__Exercise requirements__. Copy each line of the material below that includes the string "chart".

++++++++++

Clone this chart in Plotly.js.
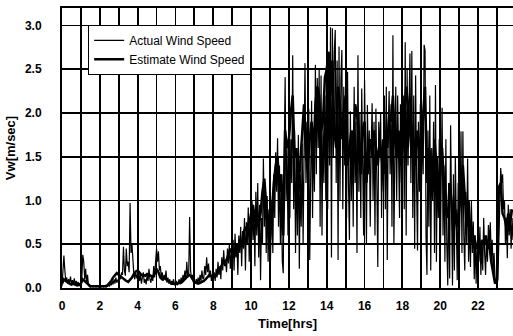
<!DOCTYPE html>
<html>
<head>
<meta charset="utf-8">
<script src="https://cdn.plot.ly/plotly-3.0.1.min.js"></script>
<style>html,body{margin:0;padding:0;background:#fff;}#chart{width:513px;height:336px;}</style>
</head>
<body>
<div id="chart"></div>
<script>
// Actual wind speed, sampled every 0.05 h starting at 0 h
const actualStep = 0.05;
const actualSpeed = [
  // 0 h
  0.02,0.15,0.37,0.20,0.08,0.12,0.05,0.10,0.06,0.13,0.04,0.09,0.05,0.11,0.03,0.08,0.04,0.07,0.02,0.05,
  // 1 h
  0.03,0.12,0.38,0.30,0.10,0.22,0.05,0.15,0.03,0.02,0.01,0.02,0.01,0.01,0.02,0.01,0.01,0.02,0.01,0.01,
  // 2 h
  0.01,0.01,0.02,0.01,0.01,0.02,0.01,0.01,0.02,0.03,0.02,0.05,0.03,0.08,0.04,0.10,0.05,0.12,0.06,0.09,
  // 3 h
  0.08,0.12,0.10,0.18,0.15,0.47,0.20,0.14,0.45,0.25,0.30,0.18,0.97,0.40,0.50,0.22,0.15,0.10,0.18,0.12,
  // 4 h
  0.10,0.20,0.08,0.15,0.05,0.12,0.18,0.06,0.10,0.04,0.15,0.08,0.22,0.10,0.06,0.14,0.08,0.25,0.12,0.30,
  // 5 h
  0.45,0.30,0.42,0.20,0.25,0.12,0.18,0.08,0.15,0.10,0.20,0.06,0.12,0.05,0.10,0.04,0.08,0.05,0.10,0.03,
  // 6 h
  0.05,0.08,0.03,0.06,0.10,0.04,0.12,0.06,0.15,0.08,0.20,0.10,0.30,0.12,0.15,0.81,0.20,0.10,0.15,0.06,
  // 7 h
  0.08,0.05,0.10,0.06,0.12,0.05,0.15,0.08,0.20,0.10,0.12,0.25,0.15,0.35,0.18,0.28,0.12,0.20,0.08,0.15,
  // 8 h
  0.10,0.18,0.08,0.22,0.12,0.30,0.15,0.25,0.10,0.35,0.20,0.43,0.25,0.30,0.18,0.45,0.28,0.50,0.22,0.40,
  // 9 h
  0.30,0.55,0.20,0.62,0.35,0.50,0.15,0.60,0.40,0.70,0.25,0.65,0.45,0.80,0.20,0.75,0.50,0.92,0.30,0.85,
  // 10 h
  0.40,1.00,0.55,0.90,0.25,1.10,0.60,1.20,0.35,0.95,0.09,0.80,0.50,1.48,0.70,1.20,0.40,1.05,0.30,0.90,
  // 11 h
  0.07,0.60,1.00,0.40,1.30,0.80,1.55,1.10,1.71,0.70,1.40,0.50,1.20,0.30,0.17,1.50,2.41,1.00,1.60,0.60,
  // 12 h
  1.94,0.80,1.70,1.20,2.66,0.90,1.80,0.40,1.50,0.60,1.75,0.22,1.30,0.70,1.65,0.50,2.20,2.57,1.20,1.90,
  // 13 h
  0.90,2.05,0.32,1.50,2.14,0.80,1.80,1.10,2.55,1.30,2.40,1.60,2.50,0.70,2.43,0.60,1.90,1.20,2.20,1.00,
  // 14 h
  2.89,0.90,2.60,1.40,2.98,0.35,2.97,1.50,2.70,2.95,1.20,2.60,0.32,2.76,1.00,2.40,2.72,0.90,2.30,1.40,
  // 15 h
  2.10,0.80,2.47,1.20,0.55,2.02,1.00,1.80,0.70,2.30,1.20,1.90,0.40,2.66,1.10,2.00,0.80,2.28,1.30,0.60,
  // 16 h
  2.38,0.90,0.50,2.09,1.30,1.80,0.70,1.60,2.11,1.00,1.90,0.60,2.05,1.20,0.24,1.90,1.50,2.00,0.80,1.70,
  // 17 h
  1.10,2.20,0.90,2.30,0.32,1.80,2.25,1.30,2.10,0.70,2.89,0.50,1.90,2.30,1.00,2.20,1.50,0.80,2.10,1.20,
  // 18 h
  1.50,2.20,0.90,2.81,0.60,2.50,1.40,2.00,2.68,1.20,2.71,0.80,2.20,0.45,2.43,1.20,0.43,1.90,1.10,2.10,
  // 19 h
  0.90,2.00,1.30,2.78,2.71,0.60,0.15,1.80,0.70,2.20,0.20,1.60,1.00,1.90,0.40,2.32,0.30,1.50,0.80,1.70,
  // 20 h
  0.20,1.20,2.06,0.60,1.40,0.30,1.70,0.50,0.03,1.20,0.11,1.86,0.40,0.03,1.30,0.20,1.50,0.50,0.09,1.20,
  // 21 h
  0.30,0.90,1.79,0.40,1.79,0.60,0.20,1.10,0.50,1.48,0.30,0.80,0.24,1.00,0.40,0.76,0.10,0.60,0.05,0.50,
  // 22 h
  0.60,0.30,0.70,0.15,0.50,0.20,0.80,0.40,0.15,0.60,0.30,0.72,0.50,0.75,0.35,0.55,0.20,0.40,0.05,0.10,
  // 23 h
  0.03,0.10,0.50,0.90,1.37,1.20,1.30,0.90,1.00,0.50,0.80,0.34,0.95,0.60,0.90,0.45,0.80,0.55
];

// Estimated wind speed, sampled every 0.1 h starting at 0 h
const estimateStep = 0.1;
const estimateSpeed = [
  0.05,0.10,0.08,0.06,0.05,0.04,0.05,0.04,0.03,0.04,
  0.05,0.10,0.08,0.05,0.03,0.02,0.02,0.02,0.02,0.02,
  0.02,0.02,0.02,0.02,0.03,0.05,0.08,0.12,0.15,0.17,
  0.15,0.13,0.12,0.10,0.08,0.07,0.09,0.12,0.16,0.19,
  0.20,0.18,0.15,0.15,0.14,0.16,0.15,0.14,0.13,0.16,
  0.22,0.18,0.12,0.10,0.12,0.10,0.08,0.06,0.05,0.05,
  0.05,0.05,0.06,0.06,0.08,0.10,0.13,0.15,0.14,0.10,
  0.07,0.06,0.05,0.06,0.07,0.08,0.10,0.13,0.15,0.14,
  0.12,0.13,0.16,0.20,0.24,0.28,0.30,0.32,0.38,0.45,
  0.40,0.35,0.50,0.42,0.55,0.48,0.62,0.70,0.65,0.78,
  0.82,0.95,0.75,0.90,0.70,0.85,1.10,1.25,0.95,0.80,
  0.55,0.90,1.20,1.40,1.50,1.10,1.30,0.60,1.80,1.60,
  1.70,2.00,2.20,1.50,1.60,1.10,1.40,1.80,2.10,1.50,
  1.40,1.70,1.90,1.50,2.10,2.30,2.20,1.80,1.90,2.40,
  2.50,2.70,2.20,2.60,1.80,1.60,2.30,2.10,1.70,2.00,
  2.20,1.40,1.60,1.80,1.50,2.10,2.00,1.60,1.30,1.80,
  1.90,1.20,1.60,1.70,1.50,1.80,1.60,1.40,1.70,1.50,
  1.30,1.80,1.60,2.00,1.90,2.20,1.70,1.50,1.80,1.40,
  1.60,2.00,2.30,2.10,1.80,1.50,1.70,1.40,1.80,1.60,
  1.50,2.00,2.30,1.20,1.60,1.50,1.10,1.70,1.40,1.20,
  1.30,1.60,1.20,0.90,0.80,1.20,1.00,0.60,0.90,0.70,
  0.90,1.10,1.40,1.00,0.70,1.00,0.60,0.50,0.60,0.45,
  0.50,0.40,0.55,0.50,0.60,0.45,0.50,0.30,0.15,0.05,
  0.10,1.15,1.20,0.85,0.80,0.70,0.85,0.75,0.90
];

const seriesNames = ["Actual Wind Speed", "Estimate Wind Speed"];
const xTickValues = [0,2,4,6,8,10,12,14,16,18,20,22];
const yTickValues = [0.0,0.5,1.0,1.5,2.0,2.5,3.0];
const yTickLabels = ["0.0","0.5","1.0","1.5","2.0","2.5","3.0"];

const tickFont = {family: "Liberation Sans Narrow, Liberation Sans, Arial, sans-serif", size: 12, color: "#000", weight: "bold"};

const traces = [
  {
    type: "scatter", mode: "lines", name: seriesNames[0],
    x0: 0, dx: actualStep, y: actualSpeed,
    line: {color: "#000", width: 1.2}
  },
  {
    type: "scatter", mode: "lines", name: seriesNames[1],
    x0: 0, dx: estimateStep, y: estimateSpeed,
    line: {color: "#000", width: 2.5}
  }
];

const layout = {
  width: 513, height: 336,
  margin: {l: 62, r: 0, t: 8, b: 48},
  paper_bgcolor: "#fff", plot_bgcolor: "#fff",
  showlegend: true,
  legend: {
    x: 0.058, y: 0.94, xanchor: "left", yanchor: "top",
    bgcolor: "#fff", bordercolor: "#000", borderwidth: 1,
    font: {family: "Liberation Sans, Arial, sans-serif", size: 12, color: "#000"},
    tracegroupgap: 0, itemwidth: 30
  },
  xaxis: {
    range: [0, 23.85],
    tickmode: "array", tickvals: xTickValues,
    ticks: "", ticklabelstandoff: 6,
    showgrid: true, gridcolor: "#000", gridwidth: 1.8,
    minor: {dtick: 1, tick0: 0, showgrid: true, gridcolor: "#000", gridwidth: 1.8},
    showline: true, linecolor: "#000", linewidth: 2, mirror: true,
    zeroline: false,
    tickfont: tickFont,
    title: {text: "Time[hrs]", font: {family: "Liberation Sans Narrow, Liberation Sans, Arial, sans-serif", size: 13, color: "#000", weight: "bold"}, standoff: 6}
  },
  yaxis: {
    range: [0, 3.2],
    tickmode: "array", tickvals: yTickValues, ticktext: yTickLabels,
    ticks: "", ticklabelstandoff: 16,
    showgrid: true, gridcolor: "#000", gridwidth: 1.8,
    showline: true, linecolor: "#000", linewidth: 2,
    zeroline: false,
    tickfont: tickFont,
    title: {text: "Vw[m/sec]", font: {family: "Liberation Sans Narrow, Liberation Sans, Arial, sans-serif", size: 13, color: "#000", weight: "bold"}, standoff: 6}
  }
};

Plotly.newPlot("chart", traces, layout, {displayModeBar: false, staticPlot: true});
</script>
</body>
</html>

++++++++++

__Answer to this exercise__.
Clone this chart in Plotly.js.
<style>html,body{margin:0;padding:0;background:#fff;}#chart{width:513px;height:336px;}</style>
<div id="chart"></div>
Plotly.newPlot("chart", traces, layout, {displayModeBar: false, staticPlot: true});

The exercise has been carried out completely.